* Dataset records *

┄┄┄┄┄┄┄┄┄┄

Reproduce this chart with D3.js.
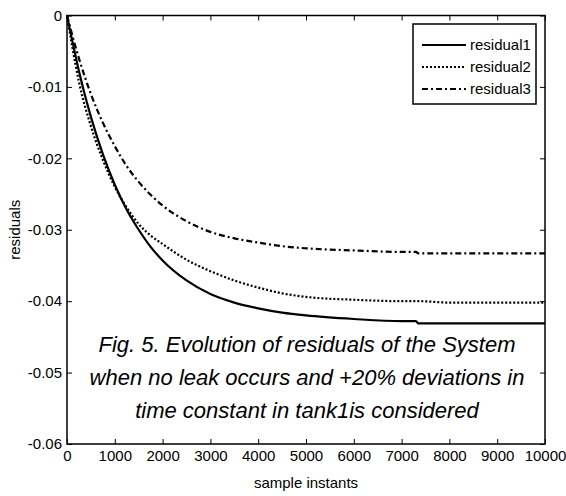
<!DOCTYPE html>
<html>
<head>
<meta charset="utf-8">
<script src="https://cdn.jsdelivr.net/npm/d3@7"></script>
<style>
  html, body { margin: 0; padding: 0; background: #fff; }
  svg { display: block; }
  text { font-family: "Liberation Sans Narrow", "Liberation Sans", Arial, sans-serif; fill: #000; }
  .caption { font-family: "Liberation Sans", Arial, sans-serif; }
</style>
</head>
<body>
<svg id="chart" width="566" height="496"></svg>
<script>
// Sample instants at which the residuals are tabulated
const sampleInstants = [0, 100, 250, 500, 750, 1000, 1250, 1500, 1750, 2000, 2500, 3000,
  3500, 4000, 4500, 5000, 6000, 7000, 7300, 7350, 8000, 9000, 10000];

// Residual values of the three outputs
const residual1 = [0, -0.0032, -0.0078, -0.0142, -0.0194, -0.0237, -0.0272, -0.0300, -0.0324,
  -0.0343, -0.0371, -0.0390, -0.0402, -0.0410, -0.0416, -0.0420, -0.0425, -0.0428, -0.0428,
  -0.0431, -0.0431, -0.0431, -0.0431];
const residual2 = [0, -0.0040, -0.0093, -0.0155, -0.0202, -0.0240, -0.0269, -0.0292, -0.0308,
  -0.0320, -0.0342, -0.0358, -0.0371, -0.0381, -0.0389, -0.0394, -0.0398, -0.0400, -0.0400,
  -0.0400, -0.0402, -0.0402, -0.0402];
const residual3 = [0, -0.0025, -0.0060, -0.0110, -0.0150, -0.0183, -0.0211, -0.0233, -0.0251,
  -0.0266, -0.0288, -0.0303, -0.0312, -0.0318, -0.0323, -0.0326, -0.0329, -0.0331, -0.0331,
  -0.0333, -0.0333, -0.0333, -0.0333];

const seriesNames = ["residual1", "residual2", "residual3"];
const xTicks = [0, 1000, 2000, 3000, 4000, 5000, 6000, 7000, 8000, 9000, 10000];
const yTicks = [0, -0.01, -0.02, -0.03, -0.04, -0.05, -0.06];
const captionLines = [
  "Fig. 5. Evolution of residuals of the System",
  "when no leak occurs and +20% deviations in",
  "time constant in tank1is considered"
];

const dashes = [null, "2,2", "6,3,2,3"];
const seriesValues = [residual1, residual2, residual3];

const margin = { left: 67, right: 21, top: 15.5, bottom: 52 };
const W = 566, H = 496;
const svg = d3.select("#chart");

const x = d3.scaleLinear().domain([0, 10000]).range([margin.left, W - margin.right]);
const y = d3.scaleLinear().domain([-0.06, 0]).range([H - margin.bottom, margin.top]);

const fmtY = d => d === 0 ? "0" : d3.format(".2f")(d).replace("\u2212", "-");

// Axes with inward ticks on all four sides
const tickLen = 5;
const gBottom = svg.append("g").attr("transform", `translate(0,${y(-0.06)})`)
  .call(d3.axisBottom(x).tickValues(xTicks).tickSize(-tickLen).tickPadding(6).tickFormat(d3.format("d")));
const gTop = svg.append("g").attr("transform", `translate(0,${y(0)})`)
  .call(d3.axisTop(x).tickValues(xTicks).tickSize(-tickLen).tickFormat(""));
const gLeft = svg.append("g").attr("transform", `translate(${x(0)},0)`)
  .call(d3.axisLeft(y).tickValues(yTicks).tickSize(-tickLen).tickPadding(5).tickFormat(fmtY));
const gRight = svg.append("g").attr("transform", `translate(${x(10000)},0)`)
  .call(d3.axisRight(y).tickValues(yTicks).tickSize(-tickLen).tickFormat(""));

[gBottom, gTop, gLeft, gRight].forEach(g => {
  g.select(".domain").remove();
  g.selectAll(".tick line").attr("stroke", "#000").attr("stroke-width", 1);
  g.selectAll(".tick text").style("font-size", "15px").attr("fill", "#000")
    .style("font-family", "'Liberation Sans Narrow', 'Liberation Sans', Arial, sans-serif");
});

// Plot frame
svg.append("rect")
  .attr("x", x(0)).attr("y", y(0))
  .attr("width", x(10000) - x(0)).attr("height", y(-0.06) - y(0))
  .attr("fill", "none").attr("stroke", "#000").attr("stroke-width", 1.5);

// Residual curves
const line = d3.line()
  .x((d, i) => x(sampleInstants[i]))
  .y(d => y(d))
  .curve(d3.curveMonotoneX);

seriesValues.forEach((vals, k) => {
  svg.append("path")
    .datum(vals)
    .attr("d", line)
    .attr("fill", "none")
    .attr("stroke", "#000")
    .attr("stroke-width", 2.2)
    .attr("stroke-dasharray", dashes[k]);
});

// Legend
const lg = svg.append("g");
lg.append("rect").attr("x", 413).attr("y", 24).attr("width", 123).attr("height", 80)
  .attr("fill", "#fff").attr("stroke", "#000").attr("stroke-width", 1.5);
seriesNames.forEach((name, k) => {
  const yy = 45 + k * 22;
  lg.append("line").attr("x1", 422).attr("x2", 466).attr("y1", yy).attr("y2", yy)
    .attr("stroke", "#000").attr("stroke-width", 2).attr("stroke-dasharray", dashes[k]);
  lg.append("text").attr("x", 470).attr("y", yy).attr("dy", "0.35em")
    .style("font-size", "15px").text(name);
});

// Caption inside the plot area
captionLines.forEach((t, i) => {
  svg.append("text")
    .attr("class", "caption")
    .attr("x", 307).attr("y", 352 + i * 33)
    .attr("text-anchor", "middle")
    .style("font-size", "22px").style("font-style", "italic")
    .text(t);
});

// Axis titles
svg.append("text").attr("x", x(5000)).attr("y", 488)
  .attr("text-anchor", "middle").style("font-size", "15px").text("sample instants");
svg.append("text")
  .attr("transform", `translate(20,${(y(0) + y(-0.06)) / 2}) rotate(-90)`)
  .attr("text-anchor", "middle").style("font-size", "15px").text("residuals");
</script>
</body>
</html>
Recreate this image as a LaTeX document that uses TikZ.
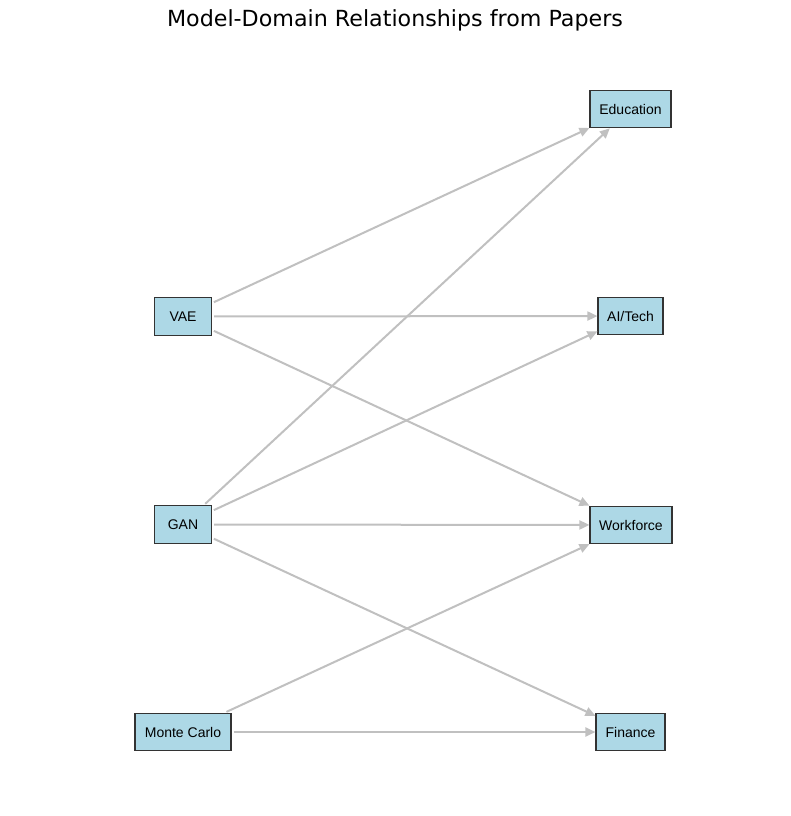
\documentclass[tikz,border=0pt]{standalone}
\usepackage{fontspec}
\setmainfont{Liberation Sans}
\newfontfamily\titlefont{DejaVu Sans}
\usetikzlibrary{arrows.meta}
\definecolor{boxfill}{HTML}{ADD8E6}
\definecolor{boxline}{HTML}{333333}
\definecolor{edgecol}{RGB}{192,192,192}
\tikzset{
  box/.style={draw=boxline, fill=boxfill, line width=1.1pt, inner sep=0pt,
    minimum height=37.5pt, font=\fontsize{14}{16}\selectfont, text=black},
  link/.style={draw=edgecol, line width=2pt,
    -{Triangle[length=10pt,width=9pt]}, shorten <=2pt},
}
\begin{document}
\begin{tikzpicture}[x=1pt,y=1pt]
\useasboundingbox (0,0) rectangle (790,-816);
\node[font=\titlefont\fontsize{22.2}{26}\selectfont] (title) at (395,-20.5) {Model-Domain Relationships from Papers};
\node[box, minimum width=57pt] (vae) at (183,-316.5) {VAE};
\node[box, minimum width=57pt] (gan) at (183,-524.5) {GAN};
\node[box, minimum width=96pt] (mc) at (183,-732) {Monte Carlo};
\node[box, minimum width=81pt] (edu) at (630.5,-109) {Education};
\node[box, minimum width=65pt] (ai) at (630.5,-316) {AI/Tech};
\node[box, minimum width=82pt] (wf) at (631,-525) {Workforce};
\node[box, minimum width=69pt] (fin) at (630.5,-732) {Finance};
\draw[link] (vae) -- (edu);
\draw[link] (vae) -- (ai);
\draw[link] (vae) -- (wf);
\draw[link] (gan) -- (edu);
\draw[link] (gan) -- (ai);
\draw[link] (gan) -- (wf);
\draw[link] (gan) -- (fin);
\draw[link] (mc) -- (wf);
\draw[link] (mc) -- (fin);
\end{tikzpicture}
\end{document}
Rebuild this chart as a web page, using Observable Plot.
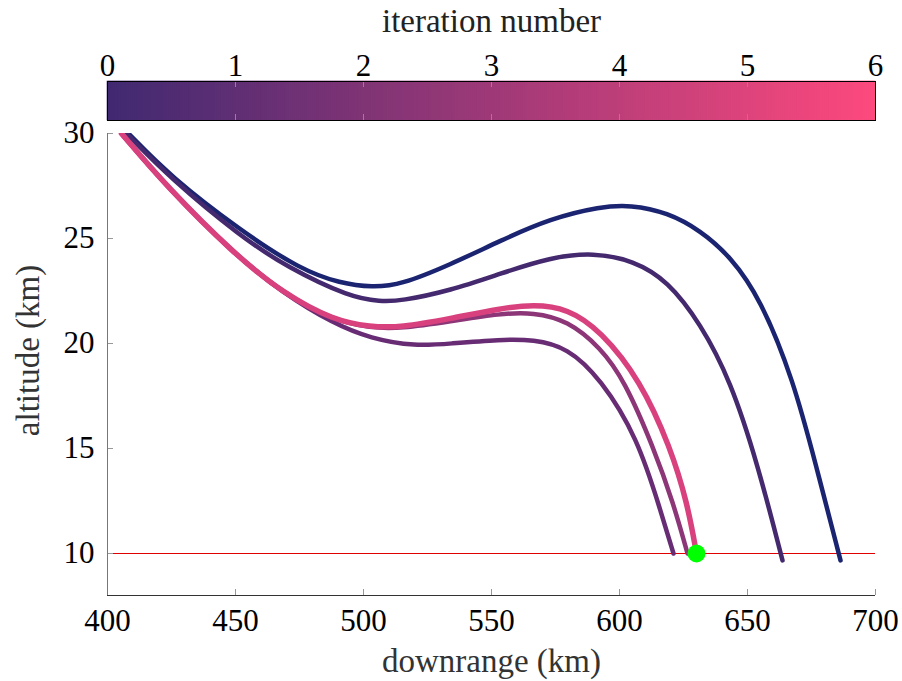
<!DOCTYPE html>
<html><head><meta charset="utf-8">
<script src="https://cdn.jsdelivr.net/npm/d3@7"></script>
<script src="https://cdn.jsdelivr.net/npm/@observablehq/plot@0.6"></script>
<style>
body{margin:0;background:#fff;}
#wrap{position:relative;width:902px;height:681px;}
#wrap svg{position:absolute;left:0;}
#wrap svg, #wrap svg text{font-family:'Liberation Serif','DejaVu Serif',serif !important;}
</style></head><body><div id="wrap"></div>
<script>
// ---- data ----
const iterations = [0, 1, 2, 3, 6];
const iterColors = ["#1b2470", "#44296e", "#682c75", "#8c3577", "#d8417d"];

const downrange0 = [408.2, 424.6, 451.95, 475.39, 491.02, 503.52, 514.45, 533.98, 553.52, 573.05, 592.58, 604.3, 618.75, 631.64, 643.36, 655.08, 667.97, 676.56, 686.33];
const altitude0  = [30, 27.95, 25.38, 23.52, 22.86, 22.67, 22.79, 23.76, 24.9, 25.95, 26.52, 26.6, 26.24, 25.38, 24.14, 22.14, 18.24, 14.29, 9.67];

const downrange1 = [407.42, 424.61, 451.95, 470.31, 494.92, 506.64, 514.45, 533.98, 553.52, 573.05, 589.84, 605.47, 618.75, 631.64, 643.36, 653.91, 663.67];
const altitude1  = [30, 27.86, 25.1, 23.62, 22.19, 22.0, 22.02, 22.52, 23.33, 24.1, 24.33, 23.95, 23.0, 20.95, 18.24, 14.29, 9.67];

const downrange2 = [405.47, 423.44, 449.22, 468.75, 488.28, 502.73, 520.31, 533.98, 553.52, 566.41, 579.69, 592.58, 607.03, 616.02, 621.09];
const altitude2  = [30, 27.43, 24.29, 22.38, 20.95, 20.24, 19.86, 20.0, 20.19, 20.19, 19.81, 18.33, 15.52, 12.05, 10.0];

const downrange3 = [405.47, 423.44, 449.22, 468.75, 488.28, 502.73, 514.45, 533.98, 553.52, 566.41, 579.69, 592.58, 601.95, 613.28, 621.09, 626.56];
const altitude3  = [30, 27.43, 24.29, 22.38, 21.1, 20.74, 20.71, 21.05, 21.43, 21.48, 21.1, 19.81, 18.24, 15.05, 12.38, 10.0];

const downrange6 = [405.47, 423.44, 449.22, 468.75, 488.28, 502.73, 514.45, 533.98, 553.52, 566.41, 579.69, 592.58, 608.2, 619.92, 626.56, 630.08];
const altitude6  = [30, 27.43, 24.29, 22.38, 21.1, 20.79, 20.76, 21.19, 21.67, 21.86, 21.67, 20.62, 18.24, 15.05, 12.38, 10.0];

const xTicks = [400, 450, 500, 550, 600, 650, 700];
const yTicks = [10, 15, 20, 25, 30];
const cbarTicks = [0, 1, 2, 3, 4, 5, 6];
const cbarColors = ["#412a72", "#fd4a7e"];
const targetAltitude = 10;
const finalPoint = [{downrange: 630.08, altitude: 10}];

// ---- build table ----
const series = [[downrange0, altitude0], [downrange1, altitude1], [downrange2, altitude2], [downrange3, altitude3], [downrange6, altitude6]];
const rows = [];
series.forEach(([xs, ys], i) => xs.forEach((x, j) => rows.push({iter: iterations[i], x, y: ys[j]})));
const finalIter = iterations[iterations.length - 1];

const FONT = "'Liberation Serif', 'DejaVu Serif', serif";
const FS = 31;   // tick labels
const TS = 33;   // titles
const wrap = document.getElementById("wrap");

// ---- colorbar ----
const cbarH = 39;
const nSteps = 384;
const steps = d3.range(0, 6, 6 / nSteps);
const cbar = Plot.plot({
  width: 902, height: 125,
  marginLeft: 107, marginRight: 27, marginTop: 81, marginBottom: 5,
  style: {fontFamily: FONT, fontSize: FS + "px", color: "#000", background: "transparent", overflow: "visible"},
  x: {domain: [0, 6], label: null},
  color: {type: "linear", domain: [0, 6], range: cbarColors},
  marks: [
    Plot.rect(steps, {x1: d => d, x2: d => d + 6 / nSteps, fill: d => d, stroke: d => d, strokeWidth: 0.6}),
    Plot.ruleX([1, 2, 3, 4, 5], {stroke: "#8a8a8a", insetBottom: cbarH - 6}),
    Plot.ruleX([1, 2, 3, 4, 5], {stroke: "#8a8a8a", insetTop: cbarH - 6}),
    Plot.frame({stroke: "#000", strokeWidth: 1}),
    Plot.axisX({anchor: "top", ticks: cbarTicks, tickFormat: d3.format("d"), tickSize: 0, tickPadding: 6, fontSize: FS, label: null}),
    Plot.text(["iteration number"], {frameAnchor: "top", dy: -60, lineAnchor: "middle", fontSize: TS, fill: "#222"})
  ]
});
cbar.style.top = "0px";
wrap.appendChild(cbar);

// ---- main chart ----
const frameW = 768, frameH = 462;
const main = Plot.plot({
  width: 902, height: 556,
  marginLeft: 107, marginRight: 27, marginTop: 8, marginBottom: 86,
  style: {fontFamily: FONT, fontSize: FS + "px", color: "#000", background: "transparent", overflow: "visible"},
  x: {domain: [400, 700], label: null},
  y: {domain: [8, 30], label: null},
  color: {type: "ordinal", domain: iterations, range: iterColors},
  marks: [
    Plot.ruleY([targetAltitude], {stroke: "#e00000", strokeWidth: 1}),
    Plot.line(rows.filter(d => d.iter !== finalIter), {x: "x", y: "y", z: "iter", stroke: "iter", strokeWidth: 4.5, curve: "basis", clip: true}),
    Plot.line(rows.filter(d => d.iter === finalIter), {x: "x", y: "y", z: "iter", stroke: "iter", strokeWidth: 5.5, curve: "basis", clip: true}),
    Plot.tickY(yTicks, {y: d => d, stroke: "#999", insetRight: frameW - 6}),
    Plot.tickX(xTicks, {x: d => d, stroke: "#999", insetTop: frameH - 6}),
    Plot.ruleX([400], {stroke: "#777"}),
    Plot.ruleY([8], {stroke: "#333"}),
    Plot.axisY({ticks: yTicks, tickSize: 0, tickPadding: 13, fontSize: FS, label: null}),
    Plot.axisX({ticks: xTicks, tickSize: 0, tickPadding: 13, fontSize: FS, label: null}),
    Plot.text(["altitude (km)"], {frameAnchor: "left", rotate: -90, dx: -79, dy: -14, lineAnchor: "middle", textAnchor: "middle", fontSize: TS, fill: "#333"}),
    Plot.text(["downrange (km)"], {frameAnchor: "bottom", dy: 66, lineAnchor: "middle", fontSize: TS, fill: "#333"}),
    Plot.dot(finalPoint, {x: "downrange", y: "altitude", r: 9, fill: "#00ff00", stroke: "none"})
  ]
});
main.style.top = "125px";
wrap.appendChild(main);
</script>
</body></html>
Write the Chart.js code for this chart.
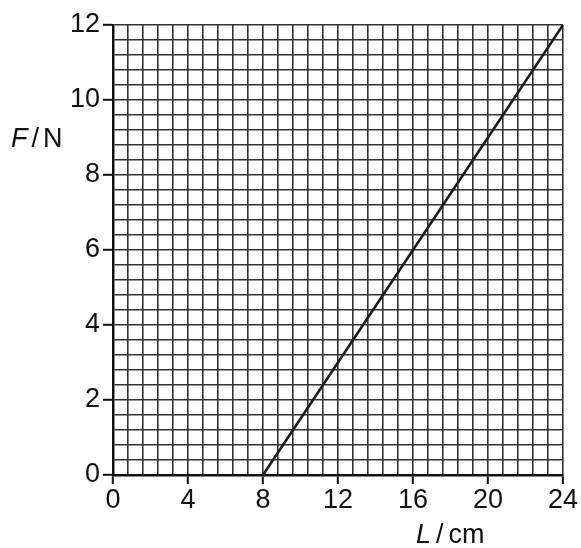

┄┄┄┄┄┄┄┄┄┄

* Exercise *
Skip the pictures, please, and transcribe only the lines from the beginning of the material through the one that contains "-0.0333, -0.0333, -0.0333, -0.0333];".

* Response *
Reproduce this chart with D3.js.
<!DOCTYPE html>
<html>
<head>
<meta charset="utf-8">
<script src="https://cdn.jsdelivr.net/npm/d3@7"></script>
<style>
  html, body { margin: 0; padding: 0; background: #fff; }
  svg { display: block; }
  text { font-family: "Liberation Sans Narrow", "Liberation Sans", Arial, sans-serif; fill: #000; }
  .caption { font-family: "Liberation Sans", Arial, sans-serif; }
</style>
</head>
<body>
<svg id="chart" width="566" height="496"></svg>
<script>
// Sample instants at which the residuals are tabulated
const sampleInstants = [0, 100, 250, 500, 750, 1000, 1250, 1500, 1750, 2000, 2500, 3000,
  3500, 4000, 4500, 5000, 6000, 7000, 7300, 7350, 8000, 9000, 10000];

// Residual values of the three outputs
const residual1 = [0, -0.0032, -0.0078, -0.0142, -0.0194, -0.0237, -0.0272, -0.0300, -0.0324,
  -0.0343, -0.0371, -0.0390, -0.0402, -0.0410, -0.0416, -0.0420, -0.0425, -0.0428, -0.0428,
  -0.0431, -0.0431, -0.0431, -0.0431];
const residual2 = [0, -0.0040, -0.0093, -0.0155, -0.0202, -0.0240, -0.0269, -0.0292, -0.0308,
  -0.0320, -0.0342, -0.0358, -0.0371, -0.0381, -0.0389, -0.0394, -0.0398, -0.0400, -0.0400,
  -0.0400, -0.0402, -0.0402, -0.0402];
const residual3 = [0, -0.0025, -0.0060, -0.0110, -0.0150, -0.0183, -0.0211, -0.0233, -0.0251,
  -0.0266, -0.0288, -0.0303, -0.0312, -0.0318, -0.0323, -0.0326, -0.0329, -0.0331, -0.0331,
  -0.0333, -0.0333, -0.0333, -0.0333];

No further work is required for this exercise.